Computation of 2D Stokes flows via lightning and AAA rational approximation

TL;DR

This paper introduces the LARS algorithm, combining lightning and AAA rational approximation, to efficiently compute accurate 2D Stokes flows in complex domains, extending previous methods to more general geometries.

Contribution

The paper presents a novel LARS algorithm that enables fast, high-accuracy computation of 2D Stokes flows in smooth and multiply-connected domains using rational approximation techniques.

Findings

Computations take less than a second with at least 6-digit accuracy.

The method is validated against analytical solutions.

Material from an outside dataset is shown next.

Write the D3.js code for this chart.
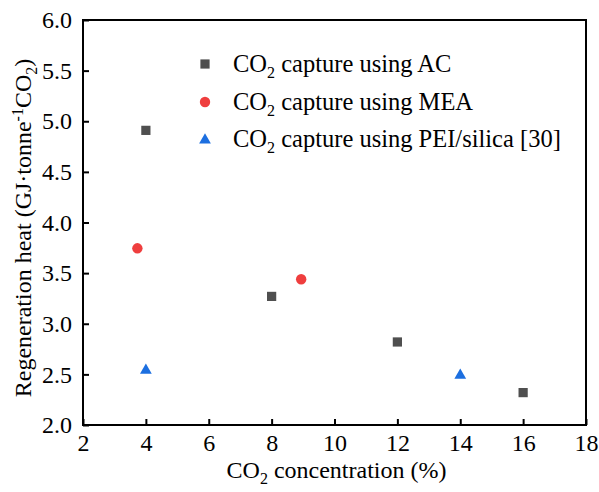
<!DOCTYPE html>
<html><head><meta charset="utf-8">
<script src="https://cdn.jsdelivr.net/npm/d3@7"></script>
<style>body{margin:0;background:#fff}svg{display:block}text{font-family:"Liberation Serif","Times New Roman",serif;fill:#000}</style>
</head><body><svg id="c" width="599" height="492"></svg>
<script>
const acX=[4,8,12,16], acY=[4.91,3.27,2.82,2.32];
const meaX=[3.73,8.94], meaY=[3.745,3.44];
const peiX=[4,14], peiY=[2.54,2.49];
const xTicks=[2,4,6,8,10,12,14,16,18];
const yTicks=[2.0,2.5,3.0,3.5,4.0,4.5,5.0,5.5,6.0];
const legendLabels=["capture using AC","capture using MEA","capture using PEI/silica [30]"];
const colors={ac:"#4f4f4f",mea:"#ef3e3e",pei:"#1c6fe0"};

const svg=d3.select("#c");
const m={l:83,r:586,t:20,b:425};
const x=d3.scaleLinear().domain([2,18]).range([m.l,m.r]);
const y=d3.scaleLinear().domain([2,6]).range([m.b,m.t]);

svg.append("rect").attr("x",m.l).attr("y",m.t).attr("width",m.r-m.l).attr("height",m.b-m.t)
  .attr("fill","none").attr("stroke","#000").attr("stroke-width",2);

const xa=svg.append("g").attr("transform",`translate(0,${m.b})`)
  .call(d3.axisBottom(x).tickValues(xTicks).tickSize(-6).tickPadding(9).tickFormat(d3.format("d")));
const ya=svg.append("g").attr("transform",`translate(${m.l},0)`)
  .call(d3.axisLeft(y).tickValues(yTicks).tickSize(-6).tickPadding(11).tickFormat(d3.format(".1f")));
[xa,ya].forEach(a=>{a.select(".domain").remove();a.selectAll("line").attr("stroke","#000").attr("stroke-width",2);
  a.attr("font-family","Liberation Serif").attr("font-size",24);
  a.selectAll("text").style("font-family","Liberation Serif").style("font-size","24px").attr("fill","#000");});

const xt=svg.append("text").attr("x",(m.l+m.r)/2+2).attr("y",478).attr("text-anchor","middle").style("font-size","24px");
xt.append("tspan").text("CO");
xt.append("tspan").attr("dy",6).style("font-size","16px").text("2");
xt.append("tspan").attr("dy",-6).text(" concentration (%)");

const yt=svg.append("text").attr("transform",`translate(31,${228}) rotate(-90)`).attr("text-anchor","middle").style("font-size","24px");
yt.append("tspan").text("Regeneration heat (GJ·tonne");
yt.append("tspan").attr("dy",-8).style("font-size","16px").text("-1");
yt.append("tspan").attr("dy",8).text("CO");
yt.append("tspan").attr("dy",6).style("font-size","16px").text("2");
yt.append("tspan").attr("dy",-6).text(")");

const sq=d3.symbol().type(d3.symbolSquare).size(85);
const ci=d3.symbol().type(d3.symbolCircle).size(85);
const tr=d3.symbol().type(d3.symbolTriangle).size(60);

function pts(xs,ys,sym,col){
  svg.append("g").selectAll("path").data(xs.map((d,i)=>[d,ys[i]])).join("path")
    .attr("d",sym).attr("fill",col).attr("transform",d=>`translate(${x(d[0])},${y(d[1])})`);
}
pts(acX,acY,sq,colors.ac);
pts(meaX,meaY,ci,colors.mea);
pts(peiX,peiY,tr,colors.pei);

const lg=[[sq,colors.ac,64],[ci,colors.mea,102],[tr,colors.pei,139]];
lg.forEach((l,i)=>{
  svg.append("path").attr("d",l[0]).attr("fill",l[1]).attr("transform",`translate(205,${l[2]+(i==2?1:0)})`);
  const t=svg.append("text").attr("x",233).attr("y",l[2]+8).style("font-size","24.5px");
  t.append("tspan").text("CO");
  t.append("tspan").attr("dy",6).style("font-size","16px").text("2");
  t.append("tspan").attr("dy",-6).text(" "+legendLabels[i]);
});
</script></body></html>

It extends rational approximation techniques to general 2D Stokes flow problems.

Abstract

Low Reynolds number fluid flows are governed by the Stokes equations. In two dimensions, Stokes flows can be described by two analytic functions, known as Goursat functions. Brubeck and Trefethen (2022) recently introduced a lightning Stokes solver that uses rational functions to approximate the Goursat functions in polygonal domains. In this paper, we present the "LARS" algorithm (Lightning-AAA Rational Stokes) for computing 2D Stokes flows in domains with smooth boundaries and multiply-connected domains using lightning and AAA rational approximation (Nakatsukasa et al., 2018). After validating our solver against known analytical solutions, we solve a variety of 2D Stokes flow problems with physical and engineering applications. Using these examples, we show rational approximation can now be used to compute 2D Stokes flows in general domains. The computations take less than a second and give solutions with at least 6-digit accuracy.